There was another theme, too, independent of Ukraine. Even in the long term, many executives argued, the urgency of addressing climate change need not sideline oil and gas as fuels of the past. Instead, they said, the fuels can serve important roles in a low-carbon future.
S&P Global, the financial analysis firm that hosts the annual CERAWeek conference, kicked it off with a conversation with John Kerry, special presidential envoy for climate, who delivered a sober message to a ballroom packed with hundreds of executives, investors, analysts and more: The energy transition is not happening fast enough.
He praised the audience for its talent and innovation and extended a hand, saying the industry had to be part of the climate solution. But Kerry gave little room for compromise on the scale or pace of change needed.
“We are driven not by politics or ideology,” Kerry said, but “by mathematics and physics.” He said many countries with goals of reaching net-zero emissions by 2050 “don’t have a clue” of how they will reach them.
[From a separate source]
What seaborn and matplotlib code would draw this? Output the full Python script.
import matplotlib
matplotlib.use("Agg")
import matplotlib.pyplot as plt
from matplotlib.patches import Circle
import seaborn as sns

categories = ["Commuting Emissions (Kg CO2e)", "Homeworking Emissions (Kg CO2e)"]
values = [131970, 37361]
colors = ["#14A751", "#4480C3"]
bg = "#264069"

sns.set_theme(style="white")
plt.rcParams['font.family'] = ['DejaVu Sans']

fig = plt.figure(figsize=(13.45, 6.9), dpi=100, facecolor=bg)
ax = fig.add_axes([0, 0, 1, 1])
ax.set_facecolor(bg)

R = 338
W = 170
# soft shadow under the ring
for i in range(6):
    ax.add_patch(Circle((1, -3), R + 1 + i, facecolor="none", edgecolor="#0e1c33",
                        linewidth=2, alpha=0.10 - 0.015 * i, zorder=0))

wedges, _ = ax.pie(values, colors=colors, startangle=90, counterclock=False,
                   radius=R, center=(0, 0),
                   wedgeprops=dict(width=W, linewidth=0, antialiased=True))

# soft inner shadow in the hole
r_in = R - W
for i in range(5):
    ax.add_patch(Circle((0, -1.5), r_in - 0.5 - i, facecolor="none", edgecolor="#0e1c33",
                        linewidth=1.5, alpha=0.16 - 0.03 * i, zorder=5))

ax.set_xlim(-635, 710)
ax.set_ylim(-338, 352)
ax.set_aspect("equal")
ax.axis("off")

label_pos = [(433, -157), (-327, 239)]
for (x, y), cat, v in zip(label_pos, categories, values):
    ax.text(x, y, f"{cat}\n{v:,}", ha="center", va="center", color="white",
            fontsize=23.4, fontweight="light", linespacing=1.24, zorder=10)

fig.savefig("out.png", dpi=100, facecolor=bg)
That uncertainty means the focus needs to turn to the next eight years instead, he said, citing estimates by the Intergovernmental Panel on Climate Change that global emissions must fall by nearly half by 2030 for the world to have a shot at limiting warming to 1.5 degrees Celsius (2.7 degrees Fahrenheit).
“That’s the key,” Kerry said.
Visions of a Fossil-Fueled Future
One week earlier, the IPCC released a report laying out the stark reality of the latest science, warning that human-driven warming had already caused “widespread adverse impacts” across the globe—harming people’s physical and mental health, stressing ecosystems, fueling larger wildfires, more violent storms and deadly extreme heat. Some of those changes are irreversible, the report stated, and have pushed human and natural systems “beyond their ability to adapt.” These effects will get worse, the report warned, as the world careens toward 1.5 degrees Celsius of warming, a threshold it said will most likely be reached by 2040.
But these frightening, vivid stakes were largely absent from many of the week’s panel discussions, replaced instead with abstract notions of an energy transition and decarbonization of the global economy. And the war in Ukraine reframed many discussions.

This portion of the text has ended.